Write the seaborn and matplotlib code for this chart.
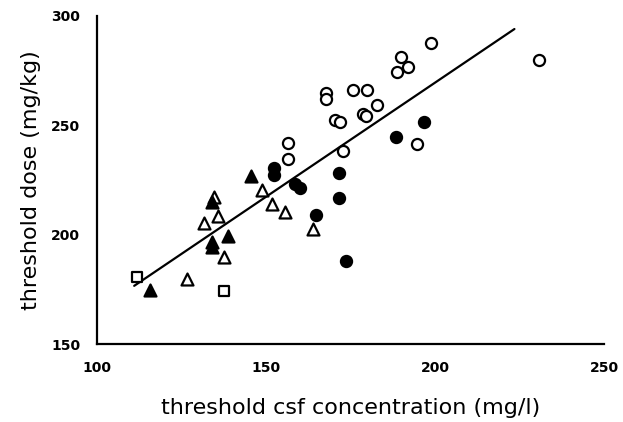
import matplotlib
matplotlib.use("Agg")
import matplotlib.pyplot as plt
import seaborn as sns
import pandas as pd
import numpy as np

# open squares
sq_open_x = [111.7, 137.7]
sq_open_y = [180.8, 174.4]
# filled triangles
tri_fill_x = [115.7, 145.6, 133.9, 138.8, 133.9, 133.9]
tri_fill_y = [174.7, 226.8, 215.0, 199.4, 196.8, 194.3]
# open triangles
tri_open_x = [126.5, 137.7, 131.8, 135.7, 134.7, 148.7, 151.7, 155.6, 163.8]
tri_open_y = [179.6, 189.7, 205.5, 208.5, 217.1, 220.4, 214.0, 210.5, 202.5]
# filled circles
circ_fill_x = [152.5, 152.5, 158.5, 160.0, 164.8, 171.7, 171.7, 173.7, 188.6, 196.8]
circ_fill_y = [230.5, 227.0, 223.0, 221.5, 209.0, 228.0, 216.9, 188.0, 244.5, 251.6]
# open circles
circ_open_x = [230.9, 198.8, 189.8, 191.9, 188.9, 175.8, 179.8, 182.9, 178.8, 179.5,
               194.6, 170.5, 172.0, 172.7, 167.8, 167.8, 156.6, 156.6]
circ_open_y = [279.8, 287.4, 281.3, 276.4, 274.4, 266.1, 266.1, 259.2, 255.0, 254.0,
               241.5, 252.5, 251.5, 238.4, 264.9, 261.8, 242.0, 234.6]

# regression line
line_x = [111.0, 223.5]
slope, intercept = 1.043, 60.8
line_y = [slope * v + intercept for v in line_x]

x_ticks = [100, 150, 200, 250]
y_ticks = [150, 200, 250, 300]

sns.set_theme(style="white")
plt.rcParams['font.family'] = ['DejaVu Sans']

fig = plt.figure(figsize=(6.23, 4.22), dpi=100)
ax = fig.add_axes([97/623, 1-344/422, (604-97)/623, (344-15.7)/422])

sns.lineplot(x=line_x, y=line_y, ax=ax, color='black', linewidth=1.6)

groups = [
    (sq_open_x, sq_open_y, 's', 'white', 62),
    (tri_open_x, tri_open_y, '^', 'white', 74),
    (circ_open_x, circ_open_y, 'o', 'white', 64),
    (tri_fill_x, tri_fill_y, '^', 'black', 74),
    (circ_fill_x, circ_fill_y, 'o', 'black', 64),
]
for gx, gy, m, fc, s in groups:
    df = pd.DataFrame({'x': gx, 'y': gy})
    sns.scatterplot(data=df, x='x', y='y', ax=ax, marker=m, s=s,
                    color=fc, edgecolor='black', linewidth=1.6, zorder=3)

ax.set_xlim(100, 250)
ax.set_ylim(150, 300)
ax.set_xticks(x_ticks)
ax.set_yticks(y_ticks)
for sp in ['top', 'right']:
    ax.spines[sp].set_visible(False)
for sp in ['left', 'bottom']:
    ax.spines[sp].set_linewidth(1.6)
    ax.spines[sp].set_color('black')
ax.tick_params(direction='in', length=4, width=1.4, colors='black')
ax.tick_params(axis='x', pad=12, labelsize=10)
ax.tick_params(axis='y', pad=12, labelsize=10)
for lab in ax.get_xticklabels() + ax.get_yticklabels():
    lab.set_fontweight('bold')

ax.set_xlabel('threshold csf concentration (mg/l)', fontsize=16, labelpad=17, color='black')
ax.set_ylabel('threshold dose (mg/kg)', fontsize=16, labelpad=7, color='black')

fig.savefig('out.png', dpi=100)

--------

- Written exercise -
In the data above, please extract the lines from the first one through the line with "import numpy as np", exactly, and keep pictures out.

- Response -
Write the seaborn and matplotlib code for this chart.
import matplotlib
matplotlib.use("Agg")
import matplotlib.pyplot as plt
import seaborn as sns
import pandas as pd
import numpy as np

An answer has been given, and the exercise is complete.